** Start of Source data **

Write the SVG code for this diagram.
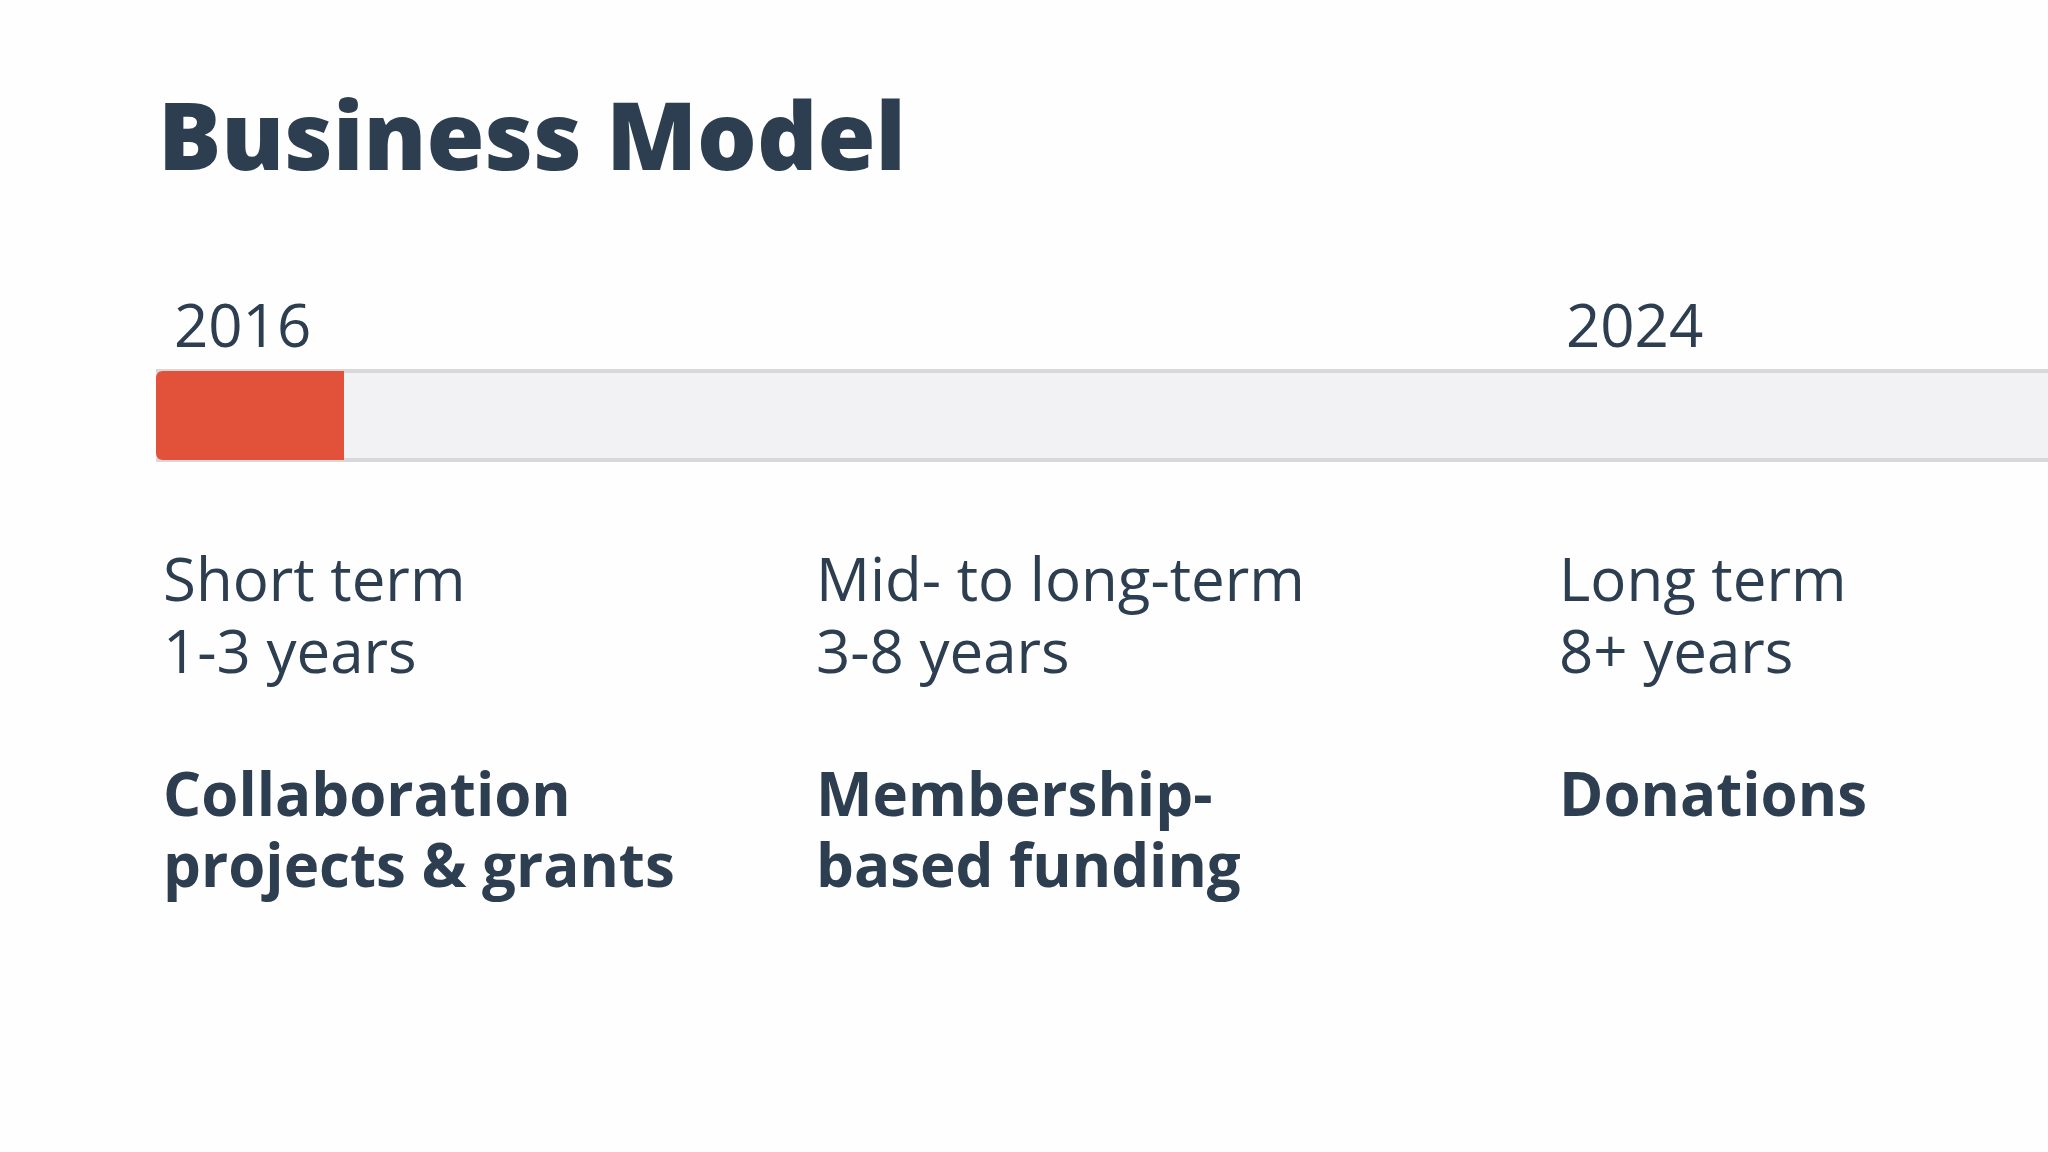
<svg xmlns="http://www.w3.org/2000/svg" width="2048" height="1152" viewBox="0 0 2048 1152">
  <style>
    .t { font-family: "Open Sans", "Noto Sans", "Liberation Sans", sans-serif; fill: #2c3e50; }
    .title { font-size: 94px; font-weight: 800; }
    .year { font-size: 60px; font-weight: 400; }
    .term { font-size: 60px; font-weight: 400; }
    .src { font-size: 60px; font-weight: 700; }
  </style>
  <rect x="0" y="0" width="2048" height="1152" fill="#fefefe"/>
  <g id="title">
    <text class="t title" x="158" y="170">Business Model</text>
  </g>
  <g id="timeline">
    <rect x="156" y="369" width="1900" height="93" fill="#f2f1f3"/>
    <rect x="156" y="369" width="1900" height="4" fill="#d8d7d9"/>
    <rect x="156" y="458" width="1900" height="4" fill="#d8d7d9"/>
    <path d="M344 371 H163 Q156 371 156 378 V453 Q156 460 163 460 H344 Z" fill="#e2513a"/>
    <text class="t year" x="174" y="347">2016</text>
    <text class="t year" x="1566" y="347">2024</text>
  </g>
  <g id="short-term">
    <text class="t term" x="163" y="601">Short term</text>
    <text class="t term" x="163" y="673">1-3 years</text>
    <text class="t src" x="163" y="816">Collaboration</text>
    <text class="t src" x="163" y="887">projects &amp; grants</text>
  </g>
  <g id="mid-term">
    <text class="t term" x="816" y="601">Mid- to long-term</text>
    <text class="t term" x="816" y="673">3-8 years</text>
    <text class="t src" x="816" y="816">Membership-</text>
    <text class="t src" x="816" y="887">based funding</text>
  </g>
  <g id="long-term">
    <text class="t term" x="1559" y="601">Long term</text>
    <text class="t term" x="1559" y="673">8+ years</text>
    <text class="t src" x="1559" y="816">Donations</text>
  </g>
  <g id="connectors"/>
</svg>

** End of Source data **

> **Work to do**
Make an exact copy of all the material, but keep the pictures out of it.

> **Expected answer**
Write the SVG code for this diagram.
<svg xmlns="http://www.w3.org/2000/svg" width="2048" height="1152" viewBox="0 0 2048 1152">
  <style>
    .t { font-family: "Open Sans", "Noto Sans", "Liberation Sans", sans-serif; fill: #2c3e50; }
    .title { font-size: 94px; font-weight: 800; }
    .year { font-size: 60px; font-weight: 400; }
    .term { font-size: 60px; font-weight: 400; }
    .src { font-size: 60px; font-weight: 700; }
  </style>
  <rect x="0" y="0" width="2048" height="1152" fill="#fefefe"/>
  <g id="title">
    <text class="t title" x="158" y="170">Business Model</text>
  </g>
  <g id="timeline">
    <rect x="156" y="369" width="1900" height="93" fill="#f2f1f3"/>
    <rect x="156" y="369" width="1900" height="4" fill="#d8d7d9"/>
    <rect x="156" y="458" width="1900" height="4" fill="#d8d7d9"/>
    <path d="M344 371 H163 Q156 371 156 378 V453 Q156 460 163 460 H344 Z" fill="#e2513a"/>
    <text class="t year" x="174" y="347">2016</text>
    <text class="t year" x="1566" y="347">2024</text>
  </g>
  <g id="short-term">
    <text class="t term" x="163" y="601">Short term</text>
    <text class="t term" x="163" y="673">1-3 years</text>
    <text class="t src" x="163" y="816">Collaboration</text>
    <text class="t src" x="163" y="887">projects &amp; grants</text>
  </g>
  <g id="mid-term">
    <text class="t term" x="816" y="601">Mid- to long-term</text>
    <text class="t term" x="816" y="673">3-8 years</text>
    <text class="t src" x="816" y="816">Membership-</text>
    <text class="t src" x="816" y="887">based funding</text>
  </g>
  <g id="long-term">
    <text class="t term" x="1559" y="601">Long term</text>
    <text class="t term" x="1559" y="673">8+ years</text>
    <text class="t src" x="1559" y="816">Donations</text>
  </g>
  <g id="connectors"/>
</svg>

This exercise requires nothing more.